* What the task requires *
Reproduce the listing below exactly. Pictures do not belong in the copy.

* Provided data *
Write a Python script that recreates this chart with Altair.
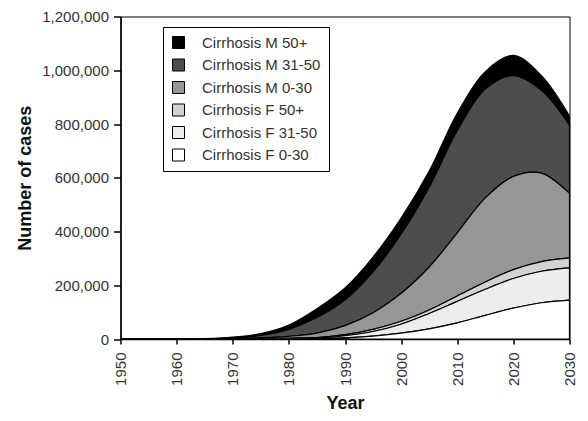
import altair as alt
import pandas as pd

years = [1950, 1955, 1960, 1965, 1970, 1975, 1980, 1985, 1990, 1995,
         2000, 2005, 2010, 2015, 2020, 2025, 2030]

series = ["Cirrhosis M 50+", "Cirrhosis M 31-50", "Cirrhosis M 0-30",
          "Cirrhosis F 50+", "Cirrhosis F 31-50", "Cirrhosis F 0-30"]

# cases per group (thousands)
m_50p = [0, 0, 0, 0.6, 3, 7, 16, 33, 45, 55, 60, 60, 65, 65, 75, 55, 35]
m_31_50 = [0, 0, 0, 0.4, 3, 9, 26, 58, 95, 152, 220, 297, 380, 405, 375, 308, 253]
m_0_30 = [0, 0, 0, 0.2, 0.8, 3, 7.5, 17, 34, 62, 104, 160, 235, 313, 347, 329, 240]
f_50p = [0, 0, 0, 0, 0.1, 0.3, 0.7, 1, 4, 8, 11, 13, 20, 27, 33, 36, 37]
f_31_50 = [0, 0, 0, 0, 0.1, 0.5, 1.2, 2.5, 8, 17, 33, 57, 80, 97, 110, 117, 120]
f_0_30 = [0, 0, 0, 0, 0, 0.2, 0.6, 1.5, 4, 11, 22, 38, 60, 88, 115, 135, 145]

colors = ["#000000", "#4d4d4d", "#969696", "#d2d2d2", "#ededed", "#ffffff"]
x_ticks = [1950, 1960, 1970, 1980, 1990, 2000, 2010, 2020, 2030]
y_ticks = [0, 200000, 400000, 600000, 800000, 1000000, 1200000]

values = [m_50p, m_31_50, m_0_30, f_50p, f_31_50, f_0_30]
rows = []
for i, (name, vals) in enumerate(zip(series, values)):
    for yr, v in zip(years, vals):
        rows.append({"year": yr, "cases": v * 1000, "series": name, "rank": 6 - i})
df = pd.DataFrame(rows)

FONT = "Liberation Sans"
W = 449
H = 322.5

chart = alt.Chart(df).mark_area(
    interpolate="catmull-rom", stroke="black", strokeWidth=1.2
).encode(
    x=alt.X("year:Q",
            scale=alt.Scale(domain=[1950, 2030], nice=False, zero=False),
            axis=alt.Axis(values=x_ticks, format="d", labelAngle=-90,
                          title="Year", titleX=W / 2, titleY=64,
                          titleBaseline="middle", titleAlign="center",
                          tickSize=5, labelPadding=8)),
    y=alt.Y("cases:Q", stack="zero",
            scale=alt.Scale(domain=[0, 1200000], nice=False),
            axis=alt.Axis(values=y_ticks, format=",d", title="Number of cases",
                          titleX=-95, titleY=H / 2, titleAngle=-90,
                          titleBaseline="middle", titleAlign="center",
                          tickSize=7, labelPadding=5)),
    color=alt.Color("series:N",
                    scale=alt.Scale(domain=series, range=colors),
                    legend=alt.Legend(orient="none", legendX=42.5, legendY=10.5,
                                      title=None, strokeColor="black",
                                      fillColor="white", padding=8,
                                      symbolType="square", symbolSize=144,
                                      symbolStrokeColor="black",
                                      symbolStrokeWidth=1,
                                      labelFontSize=15, labelFont=FONT,
                                      labelColor="#333333", labelOffset=16,
                                      rowPadding=5.5)),
    order=alt.Order("rank:Q", sort="ascending"),
).properties(
    width=W, height=H,
    autosize=alt.AutoSizeParams(type="none"),
    padding={"left": 112.5, "top": 8.5, "right": 10, "bottom": 74},
).configure_view(
    stroke="black", strokeWidth=1
).configure_axis(
    grid=False, domainColor="black", domainWidth=1.5,
    tickColor="black", tickWidth=1.5,
    labelFont=FONT, labelFontSize=15, labelColor="#333333",
    titleFont=FONT, titleFontSize=18, titleFontWeight="bold", titleColor="#111111",
)

chart.save("out.html", embed_options={"renderer": "svg", "actions": False})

* Result of this task *
Write a Python script that recreates this chart with Altair.
import altair as alt
import pandas as pd

years = [1950, 1955, 1960, 1965, 1970, 1975, 1980, 1985, 1990, 1995,
         2000, 2005, 2010, 2015, 2020, 2025, 2030]

series = ["Cirrhosis M 50+", "Cirrhosis M 31-50", "Cirrhosis M 0-30",
          "Cirrhosis F 50+", "Cirrhosis F 31-50", "Cirrhosis F 0-30"]

# cases per group (thousands)
m_50p = [0, 0, 0, 0.6, 3, 7, 16, 33, 45, 55, 60, 60, 65, 65, 75, 55, 35]
m_31_50 = [0, 0, 0, 0.4, 3, 9, 26, 58, 95, 152, 220, 297, 380, 405, 375, 308, 253]
m_0_30 = [0, 0, 0, 0.2, 0.8, 3, 7.5, 17, 34, 62, 104, 160, 235, 313, 347, 329, 240]
f_50p = [0, 0, 0, 0, 0.1, 0.3, 0.7, 1, 4, 8, 11, 13, 20, 27, 33, 36, 37]
f_31_50 = [0, 0, 0, 0, 0.1, 0.5, 1.2, 2.5, 8, 17, 33, 57, 80, 97, 110, 117, 120]
f_0_30 = [0, 0, 0, 0, 0, 0.2, 0.6, 1.5, 4, 11, 22, 38, 60, 88, 115, 135, 145]

colors = ["#000000", "#4d4d4d", "#969696", "#d2d2d2", "#ededed", "#ffffff"]
x_ticks = [1950, 1960, 1970, 1980, 1990, 2000, 2010, 2020, 2030]
y_ticks = [0, 200000, 400000, 600000, 800000, 1000000, 1200000]

values = [m_50p, m_31_50, m_0_30, f_50p, f_31_50, f_0_30]
rows = []
for i, (name, vals) in enumerate(zip(series, values)):
    for yr, v in zip(years, vals):
        rows.append({"year": yr, "cases": v * 1000, "series": name, "rank": 6 - i})
df = pd.DataFrame(rows)

FONT = "Liberation Sans"
W = 449
H = 322.5

chart = alt.Chart(df).mark_area(
    interpolate="catmull-rom", stroke="black", strokeWidth=1.2
).encode(
    x=alt.X("year:Q",
            scale=alt.Scale(domain=[1950, 2030], nice=False, zero=False),
            axis=alt.Axis(values=x_ticks, format="d", labelAngle=-90,
                          title="Year", titleX=W / 2, titleY=64,
                          titleBaseline="middle", titleAlign="center",
                          tickSize=5, labelPadding=8)),
    y=alt.Y("cases:Q", stack="zero",
            scale=alt.Scale(domain=[0, 1200000], nice=False),
            axis=alt.Axis(values=y_ticks, format=",d", title="Number of cases",
                          titleX=-95, titleY=H / 2, titleAngle=-90,
                          titleBaseline="middle", titleAlign="center",
                          tickSize=7, labelPadding=5)),
    color=alt.Color("series:N",
                    scale=alt.Scale(domain=series, range=colors),
                    legend=alt.Legend(orient="none", legendX=42.5, legendY=10.5,
                                      title=None, strokeColor="black",
                                      fillColor="white", padding=8,
                                      symbolType="square", symbolSize=144,
                                      symbolStrokeColor="black",
                                      symbolStrokeWidth=1,
                                      labelFontSize=15, labelFont=FONT,
                                      labelColor="#333333", labelOffset=16,
                                      rowPadding=5.5)),
    order=alt.Order("rank:Q", sort="ascending"),
).properties(
    width=W, height=H,
    autosize=alt.AutoSizeParams(type="none"),
    padding={"left": 112.5, "top": 8.5, "right": 10, "bottom": 74},
).configure_view(
    stroke="black", strokeWidth=1
).configure_axis(
    grid=False, domainColor="black", domainWidth=1.5,
    tickColor="black", tickWidth=1.5,
    labelFont=FONT, labelFontSize=15, labelColor="#333333",
    titleFont=FONT, titleFontSize=18, titleFontWeight="bold", titleColor="#111111",
)

chart.save("out.html", embed_options={"renderer": "svg", "actions": False})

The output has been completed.